Tan imaginarias o deformadas y reformadas por la memoria y el olvido son Les Mémoires de Saint-Simon, narración de fines del reino de siglo de Luis XIV y de la Regencia, o las memorias de Vasconcelos, relato de su lucha política y su exilio, donde describe el error de su respuesta a María Antonieta Rivas Mercado a causa de un equívoco o de la incomprensión, palabras que conducen a la modelo del primer Ángel de la Independencia en México a su suicidio en el interior de la catedral de Notre Dame en París, ejecutado con la pistola que su amante, José Vasconcelos, cargaba siempre con él.

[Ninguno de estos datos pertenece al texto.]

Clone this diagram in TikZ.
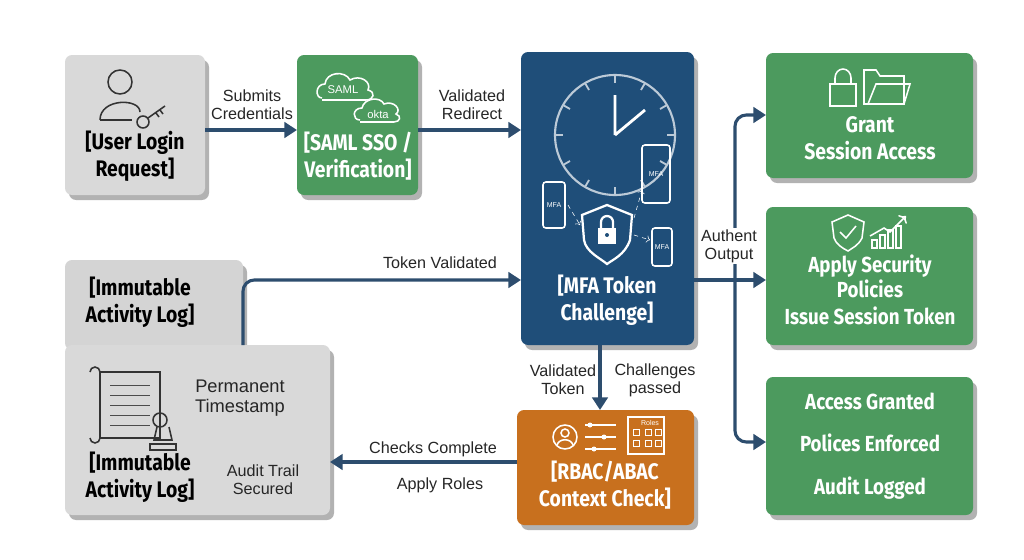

Dar crédito a la propia memoria es, acaso, creer lo que imaginamos e inventamos día tras día a lo largo de la vida. El pasado es, de alguna manera, tan imaginario como el futuro. Ilusiones uno y otro, los vamos cambiando con el paso del tiempo. O, más bien, es el tiempo el que los va transformando en la versátil memoria. La memoria que tenemos de nosotros mismos no es semejante a la que tuvimos ayer o tendremos mañana. Esa misma memoria que va haciendo la persona que creemos ser hoy.

“En el polvo del mundo se pierden ya mis huellas; me alejo sin cesar. No me preguntes cómo pasa el tiempo”, palabras de Liu Kiu Ling que sirven de epígrafe al magnífico poema de mi tan querido amigo José Emilio Pacheco, titulado No me preguntes cómo pasa el tiempo, donde concluye: “somos nosotros quienes pasamos”.

El egoísta y cruel tiempo que nos deja sus migajas y guarda para sí mismo la eternidad en la suma de olvidos que es la memoria humana.